"""

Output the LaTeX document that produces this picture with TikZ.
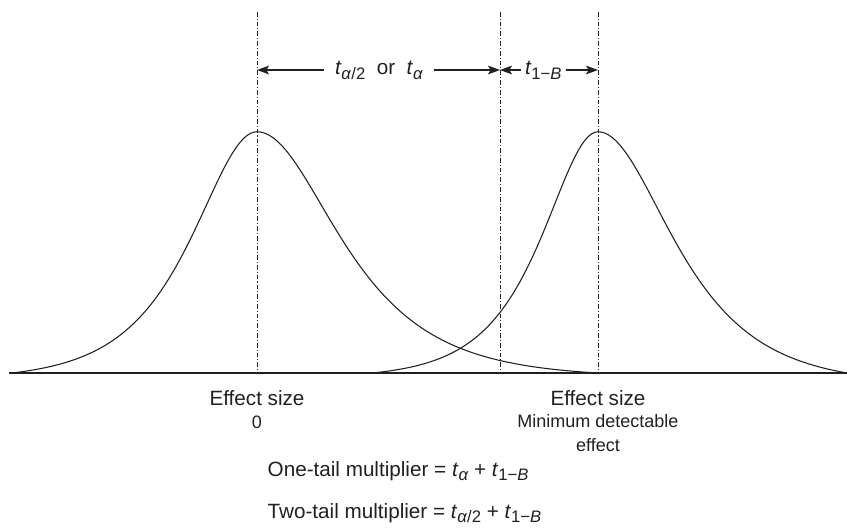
\documentclass[tikz,border=0pt]{standalone}
\usepackage{fontspec}
\setmainfont{Liberation Sans}
\usepackage{tikz}
\usetikzlibrary{arrows.meta}
\definecolor{tinta}{RGB}{35,31,32}
\newcommand{\tsub}[1]{\textit{t}\raisebox{-0.45ex}{\fontsize{12.5}{14}\selectfont #1}}

\begin{document}
\begin{tikzpicture}[x=0.75pt, y=-0.75pt,
    declare function={perfil(\q,\w,\z)=(1/cosh(\q/\w)-1/cosh(\z/\w))/(1-1/cosh(\z/\w));},
    curva/.style={line width=0.8pt, tinta},
    eixo/.style={line width=1.1pt, tinta},
    guia/.style={line width=0.6pt, tinta, dash pattern=on 3.5pt off 1.5pt on 0.8pt off 1.5pt},
    seta/.style={-{Stealth[length=9pt, width=6.5pt, inset=2pt]}, line width=1pt, tinta},
    rotulo/.style={font=\fontsize{15.5}{18}\selectfont, text=tinta},
    nota/.style={font=\fontsize{13.5}{17.6}\selectfont, text=tinta}
  ]
    \useasboundingbox (0,0) rectangle (847,528);
    % linhas guia
    \foreach \x/\n in {257/a, 500/b, 598/c} {
      \coordinate (topo\n) at (\x,12);
      \coordinate (base\n) at (\x,373);
      \coordinate (ponta\n) at (\x,70);
      \draw[guia] (topo\n) -- (base\n);
    }
    % eixo e curvas
    \coordinate (e0) at (9,373);
    \coordinate (e1) at (847,373);
    \draw[eixo] (e0) -- (e1);
    \draw[curva] plot[domain=-245:0, samples=70] ({257+\x}, {373-241.3*perfil(\x,57,245)})
      -- plot[domain=0:341, samples=90] ({257+\x}, {373-241.3*perfil(\x,72,341)});
    \draw[curva] plot[domain=-226:0, samples=70] ({598+\x}, {373-241.3*perfil(\x,49,226)})
      -- plot[domain=0:249, samples=70] ({598+\x}, {373-241.3*perfil(\x,66,249)});
    % rotulos de cima
    \node[rotulo, inner xsep=8pt] (ta) at (379,70) {\tsub{\textit{α}/2}\ \ or\ \ \tsub{\textit{α}}};
    \node[rotulo, inner xsep=3pt] (tb) at (543.3,70) {\tsub{1−\textit{B}}};
    \draw[seta] (ta) -- (pontaa);
    \draw[seta] (ta) -- (pontab);
    \draw[seta] (tb) -- (pontab);
    \draw[seta] (tb) -- (pontac);
    % rotulos do eixo
    \node[rotulo] (efa) at (257,398) {Effect size};
    \node[nota] (zero) at (257,422) {0};
    \node[rotulo] (efb) at (598,398) {Effect size};
    \node[nota, align=center] (minimo) at (598,433) {Minimum detectable\\effect};
    % multiplicadores
    \node[rotulo, anchor=base west] (uma) at (263,476) {One-tail multiplier = \tsub{\textit{α}} + \tsub{1−\textit{B}}};
    \node[rotulo, anchor=base west] (duas) at (263,518) {Two-tail multiplier = \tsub{\textit{α}/2} + \tsub{1−\textit{B}}};
  \end{tikzpicture}
\end{document}
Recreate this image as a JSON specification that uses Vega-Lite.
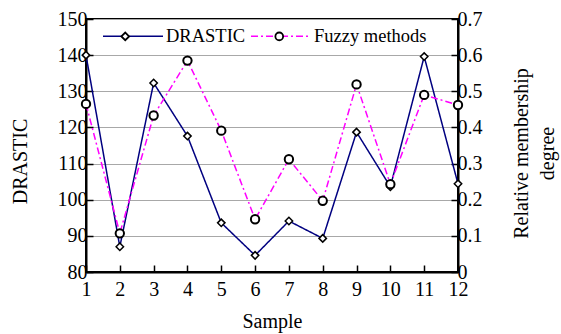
{
  "$schema": "https://vega.github.io/schema/vega-lite/v6.json",
  "width": 372,
  "height": 253,
  "autosize": {"type": "none"},
  "padding": {"left": 86, "top": 19, "right": 103, "bottom": 62},
  "background": "white",
  "config": {
    "font": "Liberation Serif",
    "view": {"stroke": "black", "strokeWidth": 2},
    "axis": {
      "labelFont": "Liberation Serif",
      "titleFont": "Liberation Serif",
      "labelFontSize": 20,
      "titleFontSize": 20,
      "titleFontWeight": "normal",
      "labelColor": "black",
      "titleColor": "black",
      "domainColor": "black",
      "domainWidth": 2,
      "tickColor": "black",
      "tickWidth": 1.5,
      "tickSize": -7,
      "labelPadding": 6,
      "labelOverlap": false,
      "gridColor": "#a8a8a8",
      "gridWidth": 1
    },
    "legend": {
      "labelFont": "Liberation Serif",
      "labelFontSize": 18.5,
      "labelColor": "black",
      "padding": 0
    }
  },
  "data": {
    "values": [
      {"sample": 1, "DRASTIC": 140.0, "Fuzzy methods": 0.465},
      {"sample": 2, "DRASTIC": 87.0, "Fuzzy methods": 0.107},
      {"sample": 3, "DRASTIC": 132.3, "Fuzzy methods": 0.433},
      {"sample": 4, "DRASTIC": 117.6, "Fuzzy methods": 0.585},
      {"sample": 5, "DRASTIC": 93.6, "Fuzzy methods": 0.391},
      {"sample": 6, "DRASTIC": 84.6, "Fuzzy methods": 0.146},
      {"sample": 7, "DRASTIC": 94.1, "Fuzzy methods": 0.312},
      {"sample": 8, "DRASTIC": 89.3, "Fuzzy methods": 0.197},
      {"sample": 9, "DRASTIC": 118.7, "Fuzzy methods": 0.519},
      {"sample": 10, "DRASTIC": 103.6, "Fuzzy methods": 0.243},
      {"sample": 11, "DRASTIC": 139.6, "Fuzzy methods": 0.49},
      {"sample": 12, "DRASTIC": 104.4, "Fuzzy methods": 0.462}
    ]
  },
  "layer": [
    {
      "layer": [
        {
          "transform": [{"fold": ["DRASTIC"], "as": ["series", "value"]}],
          "mark": {"type": "line", "strokeWidth": 1.5},
          "encoding": {
            "x": {"field": "sample", "type": "quantitative",
              "scale": {"domain": [1, 12], "nice": false, "zero": false},
              "axis": {"title": "Sample", "grid": false, "values": [1,2,3,4,5,6,7,8,9,10,11,12], "labelFlush": false, "labelOverlap": false, "labelPadding": 14, "titlePadding": 12}},
            "y": {"field": "value", "type": "quantitative",
              "scale": {"domain": [80, 150], "nice": false, "zero": false},
              "axis": {"title": "DRASTIC", "grid": true, "values": [80,90,100,110,120,130,140,150], "labelOverlap": false, "titlePadding": 27, "titleY": 142}},
            "color": {"field": "series", "type": "nominal",
              "scale": {"domain": ["DRASTIC", "Fuzzy methods"], "range": ["#000080", "#ff00ff"]},
              "legend": {"title": null, "orient": "none", "legendX": 16, "legendY": -14, "direction": "horizontal", "symbolType": "stroke", "symbolSize": 3600, "symbolStrokeWidth": 1.5, "labelOffset": 2, "columnPadding": 2}},
            "strokeDash": {"field": "series", "type": "nominal",
              "scale": {"domain": ["DRASTIC", "Fuzzy methods"], "range": [[1, 0], [7, 3, 2, 3]]},
              "legend": {"title": null, "orient": "none", "legendX": 16, "legendY": -14, "direction": "horizontal", "symbolType": "stroke", "symbolSize": 3600, "symbolStrokeWidth": 1.5, "labelOffset": 2, "columnPadding": 2}}
          }
        },
        {
          "transform": [{"fold": ["DRASTIC"], "as": ["marker", "value"]}],
          "mark": {"type": "point", "filled": true, "fill": "white", "stroke": "black", "strokeWidth": 1.5, "opacity": 1, "size": 55},
          "encoding": {
            "x": {"field": "sample", "type": "quantitative",
              "scale": {"domain": [1, 12], "nice": false, "zero": false},
              "axis": {"title": "Sample", "grid": false, "values": [1,2,3,4,5,6,7,8,9,10,11,12], "labelFlush": false, "labelOverlap": false, "labelPadding": 14, "titlePadding": 12}},
            "y": {"field": "value", "type": "quantitative",
              "scale": {"domain": [80, 150], "nice": false, "zero": false},
              "axis": {"title": "DRASTIC", "grid": true, "values": [80,90,100,110,120,130,140,150], "labelOverlap": false, "titlePadding": 27, "titleY": 142}},
            "shape": {"field": "marker", "type": "nominal",
              "scale": {"range": ["diamond", "circle"]},
              "legend": {"title": null, "orient": "none", "legendX": 30, "legendY": 8, "direction": "horizontal", "symbolSize": 60, "symbolStrokeWidth": 1.8, "labelOffset": 54, "columnPadding": 2, "labelOpacity": 0,
                "encode": {"symbols": {"update": {"fill": {"value": "white"}, "stroke": {"value": "black"}, "strokeWidth": {"value": 1.8}, "opacity": {"value": 1}}}}}}
          }
        }
      ]
    },
    {
      "layer": [
        {
          "transform": [{"fold": ["Fuzzy methods"], "as": ["series", "value"]}],
          "mark": {"type": "line", "strokeWidth": 1.5},
          "encoding": {
            "x": {"field": "sample", "type": "quantitative",
              "scale": {"domain": [1, 12], "nice": false, "zero": false},
              "axis": {"title": "Sample", "grid": false, "values": [1,2,3,4,5,6,7,8,9,10,11,12], "labelFlush": false, "labelOverlap": false, "labelPadding": 14, "titlePadding": 12}},
            "y": {"field": "value", "type": "quantitative",
              "scale": {"domain": [0, 0.7], "nice": false},
              "axis": {"orient": "right", "title": ["Relative membership", "degree"], "grid": false, "values": [0, 0.1, 0.2, 0.3, 0.4, 0.5, 0.6, 0.7], "format": ".1~f", "labelOverlap": false, "titleAngle": 270, "titlePadding": 23, "titleLineHeight": 26, "titleY": 134}},
            "color": {"field": "series", "type": "nominal"},
            "strokeDash": {"field": "series", "type": "nominal"}
          }
        },
        {
          "transform": [{"fold": ["Fuzzy methods"], "as": ["marker", "value"]}],
          "mark": {"type": "point", "filled": true, "fill": "white", "stroke": "black", "strokeWidth": 2, "opacity": 1, "size": 70},
          "encoding": {
            "x": {"field": "sample", "type": "quantitative",
              "scale": {"domain": [1, 12], "nice": false, "zero": false},
              "axis": {"title": "Sample", "grid": false, "values": [1,2,3,4,5,6,7,8,9,10,11,12], "labelFlush": false, "labelOverlap": false, "labelPadding": 14, "titlePadding": 12}},
            "y": {"field": "value", "type": "quantitative",
              "scale": {"domain": [0, 0.7], "nice": false},
              "axis": {"orient": "right", "title": ["Relative membership", "degree"], "grid": false, "values": [0, 0.1, 0.2, 0.3, 0.4, 0.5, 0.6, 0.7], "format": ".1~f", "labelOverlap": false, "titleAngle": 270, "titlePadding": 23, "titleLineHeight": 26, "titleY": 134}},
            "shape": {"field": "marker", "type": "nominal"}
          }
        }
      ]
    }
  ],
  "resolve": {"scale": {"y": "independent"}}
}
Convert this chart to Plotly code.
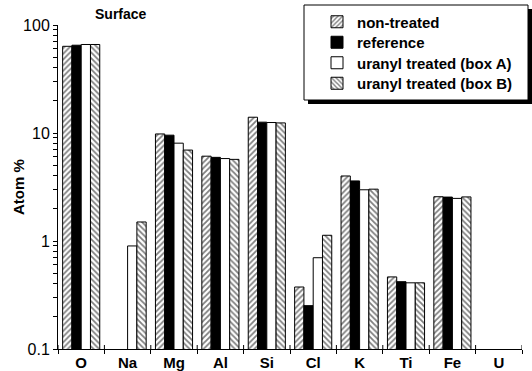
import plotly.graph_objects as go

# Surface composition (atom %) by element for each sample
elements = ["O", "Na", "Mg", "Al", "Si", "Cl", "K", "Ti", "Fe", "U"]
non_treated = [63.5, None, 9.8, 6.1, 14.0, 0.375, 4.0, 0.465, 2.57, None]
reference = [65.0, None, 9.55, 5.95, 12.6, 0.252, 3.6, 0.42, 2.55, None]
uranyl_box_a = [66.0, 0.90, 8.05, 5.8, 12.5, 0.70, 2.98, 0.41, 2.48, None]
uranyl_box_b = [66.0, 1.50, 6.95, 5.7, 12.4, 1.13, 3.02, 0.41, 2.56, None]

decades = [0.1, 1, 10, 100]
decade_labels = ["0.1", "1", "10", "100"]

# every log tick (1..9 in each decade); only the decades are labelled
y_tick_vals, y_tick_text = [], []
for d, lab in zip(decades, decade_labels):
    y_tick_vals.append(d)
    y_tick_text.append(lab)
    if d < decades[-1]:
        for m in range(2, 10):
            y_tick_vals.append(round(m * d, 6))
            y_tick_text.append("")

FONT = "Arial, Liberation Sans, sans-serif"

W, H = 532, 371
L, R, T, B = 58, 10, 25, 22
pw, ph = W - L - R, H - T - B


def px_x(x):
    return (x - L) / pw


def px_y(y):
    return (H - B - y) / ph


fig = go.Figure()

series = [
    ("non-treated", non_treated, "white", dict(shape="/", size=4, solidity=0.45, fgcolor="black", bgcolor="white")),
    ("reference", reference, "black", None),
    ("uranyl treated (box A)", uranyl_box_a, "white", None),
    ("uranyl treated (box B)", uranyl_box_b, "white", dict(shape="\\", size=4, solidity=0.45, fgcolor="black", bgcolor="white")),
]
legend_ids = ["legend", "legend2", "legend3", "legend4"]
legend_rows = [22, 42.5, 63, 83.5]

for (name, vals, color, pattern), lid in zip(series, legend_ids):
    marker = dict(color=color, line=dict(color="black", width=1))
    if pattern:
        marker["pattern"] = pattern
    fig.add_trace(go.Bar(x=elements, y=vals, name=name, marker=marker, legend=lid))

legend_style = dict(
    xanchor="left", yanchor="middle", bgcolor="rgba(0,0,0,0)", borderwidth=0,
    font=dict(family=FONT, size=15, color="black", weight="bold"),
)
legends = {
    lid: dict(x=px_x(317), y=px_y(row), **legend_style)
    for lid, row in zip(legend_ids, legend_rows)
}

# category boundaries: the x ticks cross the axis line, so add the inner half
bounds = [i - 0.5 for i in range(len(elements) + 1)]
inner_ticks = [
    dict(type="line", xref="x", yref="paper", x0=b, x1=b, y0=0, y1=4 / ph,
         line=dict(color="black", width=1))
    for b in bounds
]

fig.update_layout(
    width=W, height=H,
    margin=dict(l=L, r=R, t=T, b=B, autoexpand=False),
    paper_bgcolor="white", plot_bgcolor="white",
    barmode="group", bargap=0.2, bargroupgap=0,
    font=dict(family=FONT, color="black", size=15),
    xaxis=dict(
        type="category", categoryorder="array", categoryarray=elements,
        range=[-0.5, len(elements) - 0.5], automargin=False,
        showline=True, linecolor="black", linewidth=1,
        ticks="outside", tickson="boundaries", ticklen=4, tickcolor="black",
        showgrid=False, zeroline=False,
        tickfont=dict(family=FONT, size=15, color="black", weight="bold"),
    ),
    yaxis=dict(
        type="log", range=[-1, 2], automargin=False,
        tickmode="array", tickvals=y_tick_vals, ticktext=y_tick_text,
        showline=True, linecolor="black", linewidth=1,
        ticks="outside", ticklen=4, tickcolor="black",
        showgrid=False, zeroline=False,
        tickfont=dict(family=FONT, size=16, color="black"),
    ),
    showlegend=True,
    annotations=[
        dict(text="<b>Surface</b>", x=px_x(121), y=px_y(14), xref="paper", yref="paper",
             xanchor="center", yanchor="middle", showarrow=False,
             font=dict(family=FONT, size=14, color="black")),
        dict(text="<b>Atom %</b>", x=px_x(18), y=0.5, xref="paper", yref="paper",
             xanchor="center", yanchor="middle", textangle=-90, showarrow=False,
             font=dict(family=FONT, size=15, color="black")),
    ],
    shapes=inner_ticks + [
        # legend drop shadow
        dict(type="rect", xref="paper", yref="paper",
             x0=px_x(308), x1=px_x(532), y0=px_y(104), y1=px_y(9),
             fillcolor="black", line=dict(width=0), layer="above"),
        # legend frame
        dict(type="rect", xref="paper", yref="paper",
             x0=px_x(304), x1=px_x(528), y0=px_y(100), y1=px_y(5),
             fillcolor="white", line=dict(color="black", width=1), layer="above"),
    ],
    **legends,
)

fig.write_html("out.html")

"""

Skip the pictures and repeat, word for word, the lines from the one containing "Convert this chart to Plotly code." to the one containing "fig = go.Figure()", keeping both of those lines.

Answer to the exercise
Convert this chart to Plotly code.
import plotly.graph_objects as go

# Surface composition (atom %) by element for each sample
elements = ["O", "Na", "Mg", "Al", "Si", "Cl", "K", "Ti", "Fe", "U"]
non_treated = [63.5, None, 9.8, 6.1, 14.0, 0.375, 4.0, 0.465, 2.57, None]
reference = [65.0, None, 9.55, 5.95, 12.6, 0.252, 3.6, 0.42, 2.55, None]
uranyl_box_a = [66.0, 0.90, 8.05, 5.8, 12.5, 0.70, 2.98, 0.41, 2.48, None]
uranyl_box_b = [66.0, 1.50, 6.95, 5.7, 12.4, 1.13, 3.02, 0.41, 2.56, None]

decades = [0.1, 1, 10, 100]
decade_labels = ["0.1", "1", "10", "100"]

# every log tick (1..9 in each decade); only the decades are labelled
y_tick_vals, y_tick_text = [], []
for d, lab in zip(decades, decade_labels):
    y_tick_vals.append(d)
    y_tick_text.append(lab)
    if d < decades[-1]:
        for m in range(2, 10):
            y_tick_vals.append(round(m * d, 6))
            y_tick_text.append("")

FONT = "Arial, Liberation Sans, sans-serif"

W, H = 532, 371
L, R, T, B = 58, 10, 25, 22
pw, ph = W - L - R, H - T - B


def px_x(x):
    return (x - L) / pw


def px_y(y):
    return (H - B - y) / ph


fig = go.Figure()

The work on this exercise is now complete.